Pérák: The Shadow over Prague (Pérák: Stín nad Prahou) is a 2016 Czech animated superhero film, which premiered on 20 June 2016. It was inspired by an urban legend about Pérák, the Spring Man of Prague, by Rychlé šípy and the legend of the Golem of Prague. Director Marek Berger has said that he intends to make sequels.

==Plot==
The film begins with the Gestapo raiding the flat of David Brázda. Brázda resists arrest and eventually escapes by jumping out of a window. Brázda then turns to crime and becomes Pérák.

The Germans plan to revive the Golem of Prague and use him for their purposes. They retrieve the "Hedge in a Cage", an artefact needed to revive Golem. Pérák wants to foil their plan but is distracted when he sees a Jewish woman threatened by group of German soldiers.
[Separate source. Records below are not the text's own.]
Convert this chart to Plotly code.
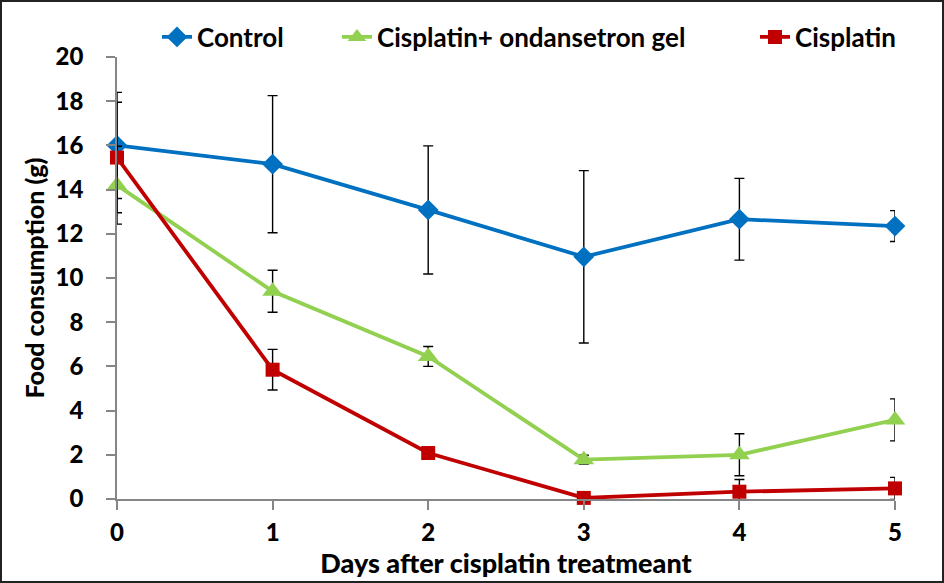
import plotly.graph_objects as go

days = [0, 1, 2, 3, 4, 5]
tick_labels = ["0", "1", "2", "3", "4", "5"]

control = [16.0, 15.15, 13.08, 10.96, 12.66, 12.35]
control_err = [2.4, 3.1, 2.9, 3.9, 1.85, 0.7]

gel = [14.2, 9.4, 6.45, 1.78, 2.0, 3.58]
gel_err = [1.76, 0.95, 0.45, 0.2, 0.95, 0.95]

cis = [15.45, 5.85, 2.08, 0.05, 0.33, 0.48]
cis_err = [2.5, 0.92, 0.2, 0.1, 0.55, 0.5]

W, H = 944, 583
L, R, T, B = 117, 49, 57, 84
pw, ph = W - L - R, H - T - B

FONT = "Lato"

fig = go.Figure()

def add(name, y, err, color, symbol, size, legend):
    fig.add_trace(go.Scatter(
        x=days, y=y, name=name, mode="lines+markers",
        line=dict(color=color, width=3.8),
        marker=dict(symbol=symbol, size=size, color=color),
        error_y=dict(type="data", array=err, visible=True, color="black",
                     thickness=1.4, width=5),
        cliponaxis=False, legend=legend, showlegend=True,
    ))

add("Control", control, control_err, "#0070C0", "diamond", 16, "legend")
add("Cisplatin+ ondansetron gel", gel, gel_err, "#92D050", "triangle-up", 18, "legend2")
add("Cisplatin", cis, cis_err, "#C00000", "square", 14, "legend3")

def leg(px):
    return dict(x=(px - L) / pw, y=1 + 20 / ph, xanchor="left", yanchor="middle",
                orientation="h", bgcolor="rgba(0,0,0,0)", visible=True,
                font=dict(family=FONT, size=26, color="black", weight="bold"))

fig.update_layout(
    width=W, height=H, showlegend=True,
    margin=dict(l=L, r=R, t=T, b=B),
    paper_bgcolor="white", plot_bgcolor="white",
    font=dict(family=FONT, color="black"),
    legend=leg(157), legend2=leg(337), legend3=leg(755),
    xaxis=dict(
        range=[0, 5], tickmode="array", tickvals=days, ticktext=tick_labels,
        showline=True, linecolor="#868686", linewidth=1.5,
        ticks="outside", ticklen=9, tickcolor="#868686", tickwidth=1.5,
        showgrid=False, zeroline=False, ticklabelstandoff=2,
        tickfont=dict(family=FONT, size=24, color="black", weight=900),
        title=dict(text="Days after cisplatin treatmeant",
                   font=dict(family=FONT, size=27, color="black", weight=900), standoff=0),
    ),
    yaxis=dict(
        range=[0, 20], tickmode="linear", tick0=0, dtick=2,
        showline=True, linecolor="#868686", linewidth=1.5,
        ticks="outside", ticklen=9, tickcolor="#868686", tickwidth=1.5,
        showgrid=False, zeroline=False, ticklabelstandoff=18,
        tickfont=dict(family=FONT, size=24, color="black", weight=900),
        title=dict(text="Food consumption (g)",
                   font=dict(family=FONT, size=25, color="black", weight=900), standoff=4),
    ),
    shapes=[dict(type="rect", xref="paper", yref="paper",
                 x0=(1 - L) / pw, x1=(W - L - 1) / pw,
                 y0=-(B - 1) / ph, y1=(H - B - 1) / ph,
                 line=dict(color="#222", width=2), layer="below")],
)

fig.write_html("out.html", config={"displayModeBar": False},
               post_script="document.body.style.margin='0';document.body.style.overflow='hidden';")
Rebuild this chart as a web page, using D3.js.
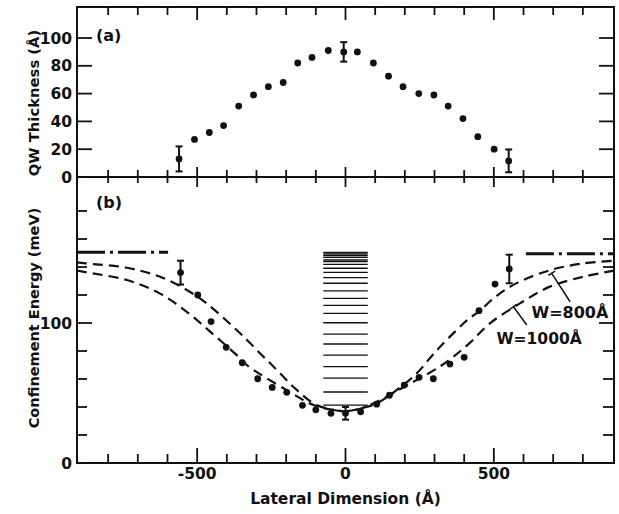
<!DOCTYPE html>
<html>

<head>
    <meta charset="utf-8">
    <style>
        body {
            margin: 0;
            background: white;
        }

        text {
            font-family: 'DejaVu Sans', Arial, sans-serif;
            font-weight: bold;
            fill: #111;
        }
    </style>
</head>

<body>
    <svg width="619" height="514"></svg>
</body>

<script src="https://d3js.org/d3.v7.min.js"></script>

<script>
    // panel (a): QW thickness vs lateral position
    let thickX = [-561, -509, -459, -411, -360, -310, -260, -210, -161, -113, -58, -6, 40, 94, 145, 194, 247, 298, 346, 396, 446, 501, 550]
    let thickY = [13, 27, 32, 37, 51, 59, 65, 68, 82, 86, 91, 90, 90, 82, 72.5, 65, 60, 59, 51, 42, 29, 20, 11.6]
    // error bars (x, value, half height)
    let thickErrX = [-561, -6, 550]
    let thickErrY = [13, 90, 11.6]
    let thickErrH = [9, 7, 8.2]

    // panel (b): confinement energy
    let energyX = [-556, -498, -453, -402, -348, -296, -247, -198, -145, -100, -49, 0, 51, 105, 148, 198, 248, 296, 352, 400, 450, 504, 552]
    let energyY = [136, 120, 101, 82.6, 71.6, 60.2, 54, 50.5, 41.2, 38, 35.5, 35.5, 36.6, 42, 48.4, 55.7, 61.2, 60.2, 70.7, 75.5, 108.8, 127.8, 138.6]
    let energyErrX = [-556, 0, 552]
    let energyErrY = [136, 35.5, 138.6]
    let energyErrH = [8.5, 4.5, 10.2]

    // dashed model curves
    let w800X = [-905, -877, -737, -625, -535, -468, -367, -321, -277, -243, -176, -108, -63, 0, 60, 105, 172, 240, 285, 319, 370, 410, 454, 504, 577, 689, 801, 905]
    let w800Y = [143.3, 142.6, 139.5, 133, 123.6, 114, 95, 85.5, 76, 69, 54.5, 42.6, 39, 37, 39.5, 42.5, 52, 64, 75, 83, 94, 102, 109, 118.5, 128.5, 137.7, 142.6, 144.5]
    let w1000X = [-905, -877, -737, -625, -535, -457, -356, -333, -198, -108, -42, 0, 60, 229, 319, 364, 420, 487, 588, 689, 801, 905]
    let w1000Y = [137.5, 136.3, 130.7, 121, 108, 94, 75, 70, 52, 41.4, 38, 37, 39.5, 58, 69, 76, 86, 99.8, 114, 126, 133, 137.4]

    // barrier (dash-dot) segments
    let barrierX1 = [-905, 608]
    let barrierX2 = [-598, 905]
    let barrierY = [150.5, 149.5]

    // energy levels drawn in the centre
    let levels = [150.5, 149.3, 148.1, 146.9, 145, 143.8, 141.9, 139.1, 136.2, 132.4, 128.4, 122.9, 117.6, 112.6, 106.9, 100.2, 92.1, 85, 77.1, 68.8, 60.7, 50.7, 41.4]
    let levelHalfWidth = 75

    let xTicks = [-800, -700, -600, -500, -400, -300, -200, -100, 0, 100, 200, 300, 400, 500, 600, 700, 800]
    let xLabels = [-500, 0, 500]
    let thickTicks = [0, 20, 40, 60, 80, 100]
    let energyTicks = [20, 40, 60, 80, 100, 120, 140, 160, 180]
    let energyLabels = [0, 100]

    let svg = d3.select("svg")

    let pLeft = 77, pRight = 614, pTop = 7, pMid = 177, pBottom = 463

    let x = d3.scaleLinear().domain([-905, 905]).range([pLeft, pRight])
    let ya = d3.scaleLinear().domain([0, 122.3]).range([pMid, pTop])
    let yb = d3.scaleLinear().domain([0, 204.3]).range([pBottom, pMid])

    let ink = "#111"

    // frame
    svg.append("rect")
        .attr("x", pLeft).attr("y", pTop)
        .attr("width", pRight - pLeft).attr("height", pBottom - pTop)
        .style("fill", "none").style("stroke", ink).style("stroke-width", 2)
    svg.append("line")
        .attr("x1", pLeft).attr("x2", pRight).attr("y1", pMid).attr("y2", pMid)
        .style("stroke", ink).style("stroke-width", 2)

    let major = d => d % 500 == 0

    // x ticks: top edge (down), middle (both ways), bottom (up)
    let tickG = svg.append("g").style("stroke", ink).style("stroke-width", 1.8)
    tickG.selectAll(".xt-top").data(xTicks).join("line")
        .attr("x1", d => x(d)).attr("x2", d => x(d))
        .attr("y1", pTop).attr("y2", d => pTop + (major(d) ? 13 : 8))
    tickG.selectAll(".xt-mid").data(xTicks).join("line")
        .attr("x1", d => x(d)).attr("x2", d => x(d))
        .attr("y1", d => pMid - (major(d) ? 10 : 7)).attr("y2", d => pMid + (major(d) ? 10 : 6))
    tickG.selectAll(".xt-bot").data(xTicks).join("line")
        .attr("x1", d => x(d)).attr("x2", d => x(d))
        .attr("y1", pBottom).attr("y2", d => pBottom - (major(d) ? 15 : 9))

    // y ticks, left and right
    tickG.selectAll(".ya-l").data(thickTicks.slice(1)).join("line")
        .attr("x1", pLeft).attr("x2", pLeft + 15)
        .attr("y1", d => ya(d)).attr("y2", d => ya(d))
    tickG.selectAll(".ya-r").data(thickTicks.slice(1)).join("line")
        .attr("x1", pRight).attr("x2", pRight - 15)
        .attr("y1", d => ya(d)).attr("y2", d => ya(d))
    tickG.selectAll(".yb-l").data(energyTicks).join("line")
        .attr("x1", pLeft).attr("x2", d => pLeft + (d == 100 ? 15 : 10))
        .attr("y1", d => yb(d)).attr("y2", d => yb(d))
    tickG.selectAll(".yb-r").data(energyTicks).join("line")
        .attr("x1", pRight).attr("x2", d => pRight - (d == 100 ? 15 : 11))
        .attr("y1", d => yb(d)).attr("y2", d => yb(d))

    // tick labels
    svg.selectAll(".xl").data(xLabels).join("text")
        .attr("x", d => x(d)).attr("y", 478.5)
        .attr("text-anchor", "middle").style("font-size", "15.5px")
        .text(d => d)
    svg.selectAll(".yal").data(thickTicks).join("text")
        .attr("x", 72).attr("y", d => ya(d)).attr("dy", "0.36em")
        .attr("text-anchor", "end").style("font-size", "15.5px")
        .text(d => d)
    svg.selectAll(".ybl").data(energyLabels).join("text")
        .attr("x", 72).attr("y", d => yb(d)).attr("dy", "0.36em")
        .attr("text-anchor", "end").style("font-size", "15.5px")
        .text(d => d)

    // axis titles
    svg.append("text")
        .attr("x", 345.5).attr("y", 503.5)
        .attr("text-anchor", "middle").style("font-size", "15.5px")
        .text("Lateral Dimension (Å)")
    svg.append("text")
        .attr("transform", "translate(39," + 103 + ") rotate(-90)")
        .attr("text-anchor", "middle").style("font-size", "14.8px")
        .text("QW Thickness (Å)")
    svg.append("text")
        .attr("transform", "translate(39," + 318 + ") rotate(-90)")
        .attr("text-anchor", "middle").style("font-size", "14.5px")
        .text("Confinement Energy (meV)")

    svg.append("text").attr("x", 96).attr("y", 40.5).style("font-size", "16px").text("(a)")
    svg.append("text").attr("x", 96).attr("y", 207.5).style("font-size", "16px").text("(b)")

    // energy levels
    svg.append("g").selectAll("line").data(levels).join("line")
        .attr("x1", x(-levelHalfWidth)).attr("x2", x(levelHalfWidth))
        .attr("y1", d => yb(d)).attr("y2", d => yb(d))
        .style("stroke", ink).style("stroke-width", 1.3)

    // barrier dash-dot lines
    svg.append("g").selectAll("line").data(barrierY).join("line")
        .attr("x1", (d, i) => x(barrierX1[i])).attr("x2", (d, i) => x(barrierX2[i]))
        .attr("y1", d => yb(d)).attr("y2", d => yb(d))
        .style("stroke", ink).style("stroke-width", 3)
        .style("stroke-dasharray", "28,5,3,5")

    // dashed curves
    let line = d3.line()
        .x(d => x(d[0]))
        .y(d => yb(d[1]))
        .curve(d3.curveCatmullRom)

    let curves = [d3.zip(w800X, w800Y), d3.zip(w1000X, w1000Y)]
    svg.append("g").selectAll("path").data(curves).join("path")
        .attr("d", line)
        .style("fill", "none").style("stroke", ink).style("stroke-width", 2.2)
        .style("stroke-dasharray", "10,6")

    // leaders + labels
    let leaders = [
        { x1: 695, e1: 135.5, x2: 757, e2: 115.2 },
        { x1: 566, e1: 111.6, x2: 611, e2: 98.6 }
    ]
    leaders.forEach(l => {
        let px1 = x(l.x1), py1 = yb(l.e1), px2 = x(l.x2), py2 = yb(l.e2)
        svg.append("line")
            .attr("x1", px1).attr("y1", py1).attr("x2", px2).attr("y2", py2)
            .style("stroke", ink).style("stroke-width", 1.5)
        // little crossbar at the curve end
        let dx = px2 - px1, dy = py2 - py1, len = Math.sqrt(dx * dx + dy * dy)
        let nx = -dy / len * 4, ny = dx / len * 4
        svg.append("line")
            .attr("x1", px1 - nx).attr("y1", py1 - ny).attr("x2", px1 + nx).attr("y2", py1 + ny)
            .style("stroke", ink).style("stroke-width", 1.5)
    })

    svg.append("text").attr("x", 531.5).attr("y", 317.5).style("font-size", "16px").text("W=800Å")
    svg.append("text").attr("x", 496.5).attr("y", 343.5).style("font-size", "15.5px").text("W=1000Å")

    // error bars
    function errorBars(xs, ys, hs, yScale) {
        let g = svg.append("g").style("stroke", ink).style("stroke-width", 2)
        xs.forEach((d, i) => {
            let cx = x(d)
            let y1 = yScale(ys[i] - hs[i]), y2 = yScale(ys[i] + hs[i])
            g.append("line").attr("x1", cx).attr("x2", cx).attr("y1", y1).attr("y2", y2)
            g.append("line").attr("x1", cx - 3.5).attr("x2", cx + 3.5).attr("y1", y1).attr("y2", y1)
            g.append("line").attr("x1", cx - 3.5).attr("x2", cx + 3.5).attr("y1", y2).attr("y2", y2)
        })
    }
    errorBars(thickErrX, thickErrY, thickErrH, ya)
    errorBars(energyErrX, energyErrY, energyErrH, yb)

    // points
    svg.append("g").selectAll("circle").data(d3.zip(thickX, thickY)).join("circle")
        .attr("cx", d => x(d[0])).attr("cy", d => ya(d[1])).attr("r", 3.4)
        .style("fill", ink)
    svg.append("g").selectAll("circle").data(d3.zip(energyX, energyY)).join("circle")
        .attr("cx", d => x(d[0])).attr("cy", d => yb(d[1])).attr("r", 3.4)
        .style("fill", ink)
</script>

</html>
Pérák kills the soldiers but the woman is revealed to be a German agent and attacks him. They fight while the Germans revive Golem, who starts to destroy everything around. Pérák defeats the agent and drugs her. Pérák then goes to fight Golem. He eventually lures Golem to the Vltava where he switches him off. Pérák then tries to flee but his legs are shot off by the agent. Pérák is captured but the German scientist who helped to revive Golem wants Pérák alive. The film concludes after the war when Pérák is found in a German Bunker. It is revealed that the scientist gave him robotic legs.

==Reception==
Pérák: The Shadow over Prague won the Opavský Páv award for the best student film of 2016 and for best animated student film of 2016.